▶ _Exercise task_
Return the whole listing, line for line, without the pictures in it.

▶ _Data segment_
☆ ☆ ☆ ☆

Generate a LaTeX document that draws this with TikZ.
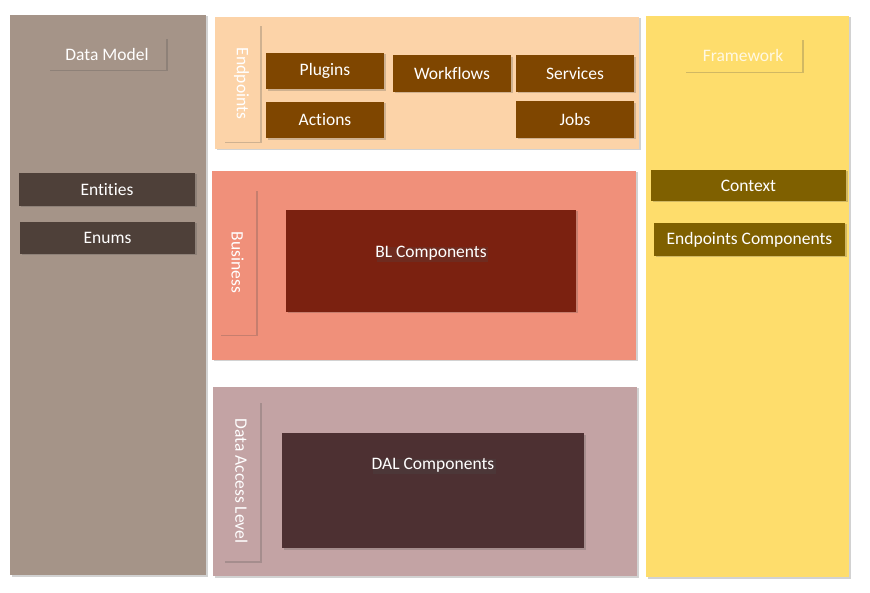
\documentclass[tikz,border=0pt]{standalone}
\usepackage{fontspec}
\usepackage{graphicx}
\setmainfont{Carlito}[Ligatures=NoCommon]
\usetikzlibrary{shadows}
\definecolor{modelgray}{HTML}{A59488}
\definecolor{modeldark}{HTML}{4E4039}
\definecolor{endpeach}{HTML}{FCD3A8}
\definecolor{endbrown}{HTML}{7F4600}
\definecolor{bizsalmon}{HTML}{F0907A}
\definecolor{bizred}{HTML}{7B2110}
\definecolor{dalrose}{HTML}{C3A3A4}
\definecolor{daldark}{HTML}{4D3032}
\definecolor{fwyellow}{HTML}{FEDD6C}
\definecolor{fwolive}{HTML}{7F6000}
\newcommand{\sidetext}[1]{\rotatebox{-90}{#1}}
\begin{document}
\begin{tikzpicture}[
				x=1pt,y=-1pt,
				every node/.style={
						font=\fontsize{17.5}{20}\selectfont,
						text=white,
						inner sep=0pt,
						drop shadow={shadow xshift=1.5pt,shadow yshift=-1.5pt,opacity=0.25,fill=black!70},
					},
				block/.style={rectangle,minimum width=#1},
				sidelabel/.style={rectangle,minimum width=37pt,minimum height=#1},]
			\useasboundingbox (0,0) rectangle (870,593);
			% columns and layers
			\node[block=196pt,minimum height=560pt,fill=modelgray] (model) at (108,295) {};
			\node[block=424pt,minimum height=132pt,fill=endpeach] (endpoints) at (427,83) {};
			\node[block=424pt,minimum height=189pt,fill=bizsalmon] (business) at (424,265.5) {};
			\node[block=424pt,minimum height=189pt,fill=dalrose] (dal) at (425,481.5) {};
			\node[block=203pt,minimum height=561pt,fill=fwyellow] (framework) at (747.5,296.5) {};
			% titles
			\node[block=118pt,minimum height=32pt,fill=modelgray] (modeltitle) at (107,54) {Data Model};
			\node[block=118pt,minimum height=33pt,fill=fwyellow,text=white!80!fwyellow] (fwtitle) at (743,55.5) {Framework};
			\node[sidelabel=117pt,fill=endpeach] (endtitle) at (241.5,83.5) {\sidetext{Endpoints}};
			\node[sidelabel=145pt,fill=bizsalmon] (biztitle) at (237.5,262.5) {\sidetext{Business}};
			\node[sidelabel=160pt,fill=dalrose] (daltitle) at (241.5,481) {\sidetext{Data Access Level}};
			% data model
			\node[block=176pt,minimum height=33pt,fill=modeldark] (entities) at (107,189.5) {Entities};
			\node[block=175pt,minimum height=32pt,fill=modeldark] (enums) at (107.5,238) {Enums};
			% endpoints
			\foreach \name/\txt/\x/\y in {plugins/Plugins/325/71,workflows/Workflows/452/73.5,
					services/Services/575/73.5,actions/Actions/325/120,jobs/Jobs/575/119.5} {
					\node[block=118pt,minimum height=36.5pt,fill=endbrown] (\name) at (\x,\y) {\txt};
				}
			% components
			\node[block=290pt,minimum height=102pt,fill=bizred,
				label={[yshift=8pt,drop shadow={opacity=0}]center:BL Components}] (blcomp) at (431,261) {};
			\node[block=302pt,minimum height=115pt,fill=daldark,
				label={[yshift=25.5pt,drop shadow={opacity=0}]center:DAL Components}] (dalcomp) at (433,490.5) {};
			% framework
			\node[block=195pt,minimum height=31pt,fill=fwolive] (context) at (748.5,185.5) {Context};
			\node[block=191pt,minimum height=33pt,fill=fwolive] (epcomp) at (749.5,239.5) {Endpoints Components};
		\end{tikzpicture}
\end{document}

☆ ☆ ☆ ☆

▶ _Reply_
Generate a LaTeX document that draws this with TikZ.
\documentclass[tikz,border=0pt]{standalone}
\usepackage{fontspec}
\usepackage{graphicx}
\setmainfont{Carlito}[Ligatures=NoCommon]
\usetikzlibrary{shadows}
\definecolor{modelgray}{HTML}{A59488}
\definecolor{modeldark}{HTML}{4E4039}
\definecolor{endpeach}{HTML}{FCD3A8}
\definecolor{endbrown}{HTML}{7F4600}
\definecolor{bizsalmon}{HTML}{F0907A}
\definecolor{bizred}{HTML}{7B2110}
\definecolor{dalrose}{HTML}{C3A3A4}
\definecolor{daldark}{HTML}{4D3032}
\definecolor{fwyellow}{HTML}{FEDD6C}
\definecolor{fwolive}{HTML}{7F6000}
\newcommand{\sidetext}[1]{\rotatebox{-90}{#1}}
\begin{document}
\begin{tikzpicture}[
				x=1pt,y=-1pt,
				every node/.style={
						font=\fontsize{17.5}{20}\selectfont,
						text=white,
						inner sep=0pt,
						drop shadow={shadow xshift=1.5pt,shadow yshift=-1.5pt,opacity=0.25,fill=black!70},
					},
				block/.style={rectangle,minimum width=#1},
				sidelabel/.style={rectangle,minimum width=37pt,minimum height=#1},]
			\useasboundingbox (0,0) rectangle (870,593);
			% columns and layers
			\node[block=196pt,minimum height=560pt,fill=modelgray] (model) at (108,295) {};
			\node[block=424pt,minimum height=132pt,fill=endpeach] (endpoints) at (427,83) {};
			\node[block=424pt,minimum height=189pt,fill=bizsalmon] (business) at (424,265.5) {};
			\node[block=424pt,minimum height=189pt,fill=dalrose] (dal) at (425,481.5) {};
			\node[block=203pt,minimum height=561pt,fill=fwyellow] (framework) at (747.5,296.5) {};
			% titles
			\node[block=118pt,minimum height=32pt,fill=modelgray] (modeltitle) at (107,54) {Data Model};
			\node[block=118pt,minimum height=33pt,fill=fwyellow,text=white!80!fwyellow] (fwtitle) at (743,55.5) {Framework};
			\node[sidelabel=117pt,fill=endpeach] (endtitle) at (241.5,83.5) {\sidetext{Endpoints}};
			\node[sidelabel=145pt,fill=bizsalmon] (biztitle) at (237.5,262.5) {\sidetext{Business}};
			\node[sidelabel=160pt,fill=dalrose] (daltitle) at (241.5,481) {\sidetext{Data Access Level}};
			% data model
			\node[block=176pt,minimum height=33pt,fill=modeldark] (entities) at (107,189.5) {Entities};
			\node[block=175pt,minimum height=32pt,fill=modeldark] (enums) at (107.5,238) {Enums};
			% endpoints
			\foreach \name/\txt/\x/\y in {plugins/Plugins/325/71,workflows/Workflows/452/73.5,
					services/Services/575/73.5,actions/Actions/325/120,jobs/Jobs/575/119.5} {
					\node[block=118pt,minimum height=36.5pt,fill=endbrown] (\name) at (\x,\y) {\txt};
				}
			% components
			\node[block=290pt,minimum height=102pt,fill=bizred,
				label={[yshift=8pt,drop shadow={opacity=0}]center:BL Components}] (blcomp) at (431,261) {};
			\node[block=302pt,minimum height=115pt,fill=daldark,
				label={[yshift=25.5pt,drop shadow={opacity=0}]center:DAL Components}] (dalcomp) at (433,490.5) {};
			% framework
			\node[block=195pt,minimum height=31pt,fill=fwolive] (context) at (748.5,185.5) {Context};
			\node[block=191pt,minimum height=33pt,fill=fwolive] (epcomp) at (749.5,239.5) {Endpoints Components};
		\end{tikzpicture}
\end{document}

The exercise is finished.